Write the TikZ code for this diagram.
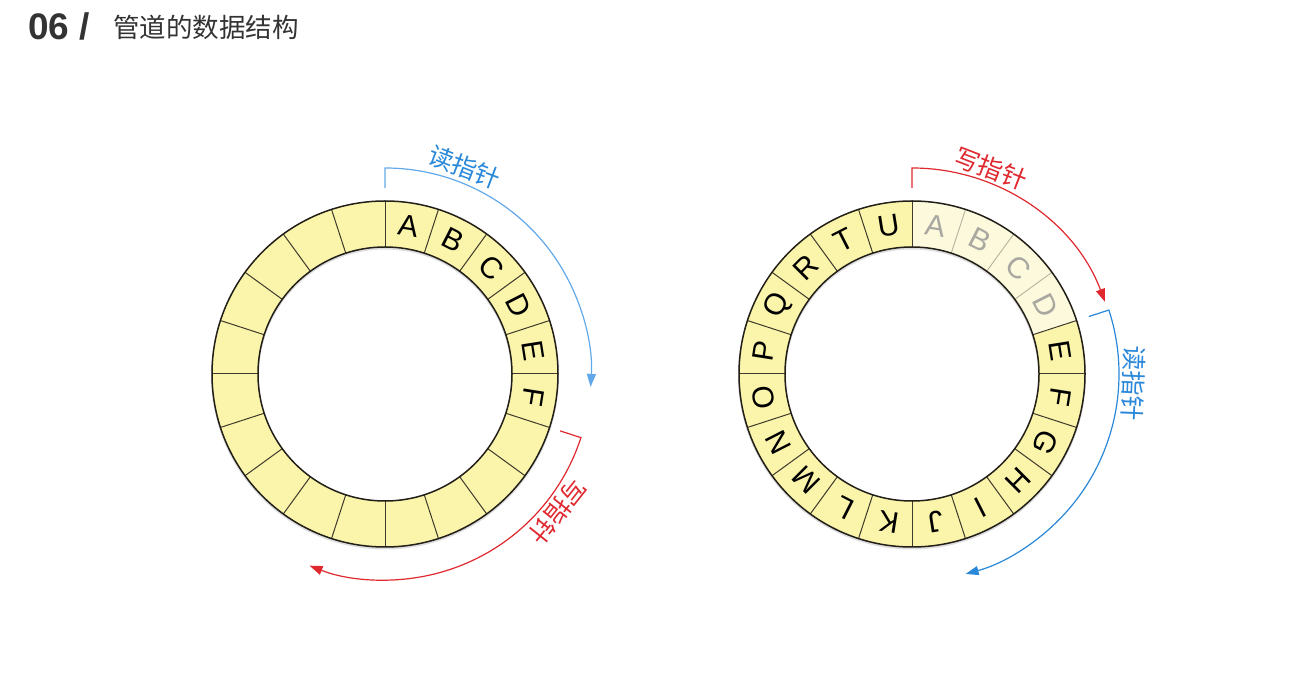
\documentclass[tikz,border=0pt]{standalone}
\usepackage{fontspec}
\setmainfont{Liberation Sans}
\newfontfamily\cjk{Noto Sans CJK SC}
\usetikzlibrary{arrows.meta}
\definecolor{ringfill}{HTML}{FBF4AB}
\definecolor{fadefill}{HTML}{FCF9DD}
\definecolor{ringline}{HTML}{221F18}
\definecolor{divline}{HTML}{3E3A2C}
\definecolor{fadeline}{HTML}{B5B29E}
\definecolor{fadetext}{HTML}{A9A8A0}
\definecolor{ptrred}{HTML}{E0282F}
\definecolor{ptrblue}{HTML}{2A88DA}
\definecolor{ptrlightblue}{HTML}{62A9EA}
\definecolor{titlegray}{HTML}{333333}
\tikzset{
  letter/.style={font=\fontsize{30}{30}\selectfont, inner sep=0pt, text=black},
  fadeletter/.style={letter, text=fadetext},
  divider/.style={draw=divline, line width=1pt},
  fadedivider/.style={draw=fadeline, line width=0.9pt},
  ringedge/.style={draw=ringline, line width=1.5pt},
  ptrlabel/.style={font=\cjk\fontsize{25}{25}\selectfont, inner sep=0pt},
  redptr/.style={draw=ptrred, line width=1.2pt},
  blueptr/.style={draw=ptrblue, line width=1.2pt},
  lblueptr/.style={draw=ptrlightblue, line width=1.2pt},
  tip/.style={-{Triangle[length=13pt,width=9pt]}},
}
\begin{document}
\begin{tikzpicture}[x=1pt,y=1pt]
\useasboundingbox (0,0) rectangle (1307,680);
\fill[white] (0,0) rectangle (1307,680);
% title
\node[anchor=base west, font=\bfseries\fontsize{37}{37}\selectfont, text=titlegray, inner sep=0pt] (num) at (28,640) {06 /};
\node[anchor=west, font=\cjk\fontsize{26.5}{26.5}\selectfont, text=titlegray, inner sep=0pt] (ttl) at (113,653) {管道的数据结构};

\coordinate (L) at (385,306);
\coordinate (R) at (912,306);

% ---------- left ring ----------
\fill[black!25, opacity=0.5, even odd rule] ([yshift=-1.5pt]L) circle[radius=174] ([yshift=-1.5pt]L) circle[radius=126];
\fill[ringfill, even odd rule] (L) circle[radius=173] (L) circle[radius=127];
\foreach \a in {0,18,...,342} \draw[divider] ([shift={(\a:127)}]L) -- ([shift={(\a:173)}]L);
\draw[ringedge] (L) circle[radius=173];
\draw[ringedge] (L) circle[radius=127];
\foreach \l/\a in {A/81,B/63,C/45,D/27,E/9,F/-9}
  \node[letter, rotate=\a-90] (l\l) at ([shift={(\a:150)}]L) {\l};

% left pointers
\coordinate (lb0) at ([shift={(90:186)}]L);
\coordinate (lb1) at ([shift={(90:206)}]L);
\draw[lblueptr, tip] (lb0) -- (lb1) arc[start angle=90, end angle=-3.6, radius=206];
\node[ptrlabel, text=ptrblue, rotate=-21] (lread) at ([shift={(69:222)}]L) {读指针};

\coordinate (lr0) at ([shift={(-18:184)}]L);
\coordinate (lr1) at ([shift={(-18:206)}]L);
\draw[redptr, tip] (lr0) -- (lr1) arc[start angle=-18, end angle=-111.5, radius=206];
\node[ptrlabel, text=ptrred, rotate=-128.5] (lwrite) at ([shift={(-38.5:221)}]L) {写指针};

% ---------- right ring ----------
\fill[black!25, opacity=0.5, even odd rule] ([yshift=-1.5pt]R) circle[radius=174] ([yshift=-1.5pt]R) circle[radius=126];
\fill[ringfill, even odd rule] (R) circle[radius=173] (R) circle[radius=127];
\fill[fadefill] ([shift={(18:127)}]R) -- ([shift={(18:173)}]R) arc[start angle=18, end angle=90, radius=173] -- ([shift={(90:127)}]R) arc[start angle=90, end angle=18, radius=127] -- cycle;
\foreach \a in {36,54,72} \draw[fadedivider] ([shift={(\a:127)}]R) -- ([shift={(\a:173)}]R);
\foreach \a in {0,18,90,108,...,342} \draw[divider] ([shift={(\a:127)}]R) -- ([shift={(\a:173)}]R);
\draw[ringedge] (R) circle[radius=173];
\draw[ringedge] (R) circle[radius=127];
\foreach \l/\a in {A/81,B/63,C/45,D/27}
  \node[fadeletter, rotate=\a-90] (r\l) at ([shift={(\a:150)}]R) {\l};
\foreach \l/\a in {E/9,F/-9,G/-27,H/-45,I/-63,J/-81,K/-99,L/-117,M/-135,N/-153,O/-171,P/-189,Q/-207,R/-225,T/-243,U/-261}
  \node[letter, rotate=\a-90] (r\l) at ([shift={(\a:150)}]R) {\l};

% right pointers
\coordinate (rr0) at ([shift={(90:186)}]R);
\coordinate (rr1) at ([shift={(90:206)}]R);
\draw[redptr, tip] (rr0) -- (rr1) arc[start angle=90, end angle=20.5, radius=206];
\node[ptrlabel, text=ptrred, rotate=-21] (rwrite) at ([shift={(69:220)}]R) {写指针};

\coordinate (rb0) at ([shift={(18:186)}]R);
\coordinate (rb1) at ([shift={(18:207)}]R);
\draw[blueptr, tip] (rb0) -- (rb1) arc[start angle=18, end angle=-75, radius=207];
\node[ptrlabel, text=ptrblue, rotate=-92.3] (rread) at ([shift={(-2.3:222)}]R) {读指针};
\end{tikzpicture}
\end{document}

--- --- ---

Copy the listing over exactly, skipping the pictures it holds.

EXERCISE RESULT:
Write the TikZ code for this diagram.
\documentclass[tikz,border=0pt]{standalone}
\usepackage{fontspec}
\setmainfont{Liberation Sans}
\newfontfamily\cjk{Noto Sans CJK SC}
\usetikzlibrary{arrows.meta}
\definecolor{ringfill}{HTML}{FBF4AB}
\definecolor{fadefill}{HTML}{FCF9DD}
\definecolor{ringline}{HTML}{221F18}
\definecolor{divline}{HTML}{3E3A2C}
\definecolor{fadeline}{HTML}{B5B29E}
\definecolor{fadetext}{HTML}{A9A8A0}
\definecolor{ptrred}{HTML}{E0282F}
\definecolor{ptrblue}{HTML}{2A88DA}
\definecolor{ptrlightblue}{HTML}{62A9EA}
\definecolor{titlegray}{HTML}{333333}
\tikzset{
  letter/.style={font=\fontsize{30}{30}\selectfont, inner sep=0pt, text=black},
  fadeletter/.style={letter, text=fadetext},
  divider/.style={draw=divline, line width=1pt},
  fadedivider/.style={draw=fadeline, line width=0.9pt},
  ringedge/.style={draw=ringline, line width=1.5pt},
  ptrlabel/.style={font=\cjk\fontsize{25}{25}\selectfont, inner sep=0pt},
  redptr/.style={draw=ptrred, line width=1.2pt},
  blueptr/.style={draw=ptrblue, line width=1.2pt},
  lblueptr/.style={draw=ptrlightblue, line width=1.2pt},
  tip/.style={-{Triangle[length=13pt,width=9pt]}},
}
\begin{document}
\begin{tikzpicture}[x=1pt,y=1pt]
\useasboundingbox (0,0) rectangle (1307,680);
\fill[white] (0,0) rectangle (1307,680);
% title
\node[anchor=base west, font=\bfseries\fontsize{37}{37}\selectfont, text=titlegray, inner sep=0pt] (num) at (28,640) {06 /};
\node[anchor=west, font=\cjk\fontsize{26.5}{26.5}\selectfont, text=titlegray, inner sep=0pt] (ttl) at (113,653) {管道的数据结构};

\coordinate (L) at (385,306);
\coordinate (R) at (912,306);

% ---------- left ring ----------
\fill[black!25, opacity=0.5, even odd rule] ([yshift=-1.5pt]L) circle[radius=174] ([yshift=-1.5pt]L) circle[radius=126];
\fill[ringfill, even odd rule] (L) circle[radius=173] (L) circle[radius=127];
\foreach \a in {0,18,...,342} \draw[divider] ([shift={(\a:127)}]L) -- ([shift={(\a:173)}]L);
\draw[ringedge] (L) circle[radius=173];
\draw[ringedge] (L) circle[radius=127];
\foreach \l/\a in {A/81,B/63,C/45,D/27,E/9,F/-9}
  \node[letter, rotate=\a-90] (l\l) at ([shift={(\a:150)}]L) {\l};

% left pointers
\coordinate (lb0) at ([shift={(90:186)}]L);
\coordinate (lb1) at ([shift={(90:206)}]L);
\draw[lblueptr, tip] (lb0) -- (lb1) arc[start angle=90, end angle=-3.6, radius=206];
\node[ptrlabel, text=ptrblue, rotate=-21] (lread) at ([shift={(69:222)}]L) {读指针};

\coordinate (lr0) at ([shift={(-18:184)}]L);
\coordinate (lr1) at ([shift={(-18:206)}]L);
\draw[redptr, tip] (lr0) -- (lr1) arc[start angle=-18, end angle=-111.5, radius=206];
\node[ptrlabel, text=ptrred, rotate=-128.5] (lwrite) at ([shift={(-38.5:221)}]L) {写指针};

% ---------- right ring ----------
\fill[black!25, opacity=0.5, even odd rule] ([yshift=-1.5pt]R) circle[radius=174] ([yshift=-1.5pt]R) circle[radius=126];
\fill[ringfill, even odd rule] (R) circle[radius=173] (R) circle[radius=127];
\fill[fadefill] ([shift={(18:127)}]R) -- ([shift={(18:173)}]R) arc[start angle=18, end angle=90, radius=173] -- ([shift={(90:127)}]R) arc[start angle=90, end angle=18, radius=127] -- cycle;
\foreach \a in {36,54,72} \draw[fadedivider] ([shift={(\a:127)}]R) -- ([shift={(\a:173)}]R);
\foreach \a in {0,18,90,108,...,342} \draw[divider] ([shift={(\a:127)}]R) -- ([shift={(\a:173)}]R);
\draw[ringedge] (R) circle[radius=173];
\draw[ringedge] (R) circle[radius=127];
\foreach \l/\a in {A/81,B/63,C/45,D/27}
  \node[fadeletter, rotate=\a-90] (r\l) at ([shift={(\a:150)}]R) {\l};
\foreach \l/\a in {E/9,F/-9,G/-27,H/-45,I/-63,J/-81,K/-99,L/-117,M/-135,N/-153,O/-171,P/-189,Q/-207,R/-225,T/-243,U/-261}
  \node[letter, rotate=\a-90] (r\l) at ([shift={(\a:150)}]R) {\l};

% right pointers
\coordinate (rr0) at ([shift={(90:186)}]R);
\coordinate (rr1) at ([shift={(90:206)}]R);
\draw[redptr, tip] (rr0) -- (rr1) arc[start angle=90, end angle=20.5, radius=206];
\node[ptrlabel, text=ptrred, rotate=-21] (rwrite) at ([shift={(69:220)}]R) {写指针};

\coordinate (rb0) at ([shift={(18:186)}]R);
\coordinate (rb1) at ([shift={(18:207)}]R);
\draw[blueptr, tip] (rb0) -- (rb1) arc[start angle=18, end angle=-75, radius=207];
\node[ptrlabel, text=ptrblue, rotate=-92.3] (rread) at ([shift={(-2.3:222)}]R) {读指针};
\end{tikzpicture}
\end{document}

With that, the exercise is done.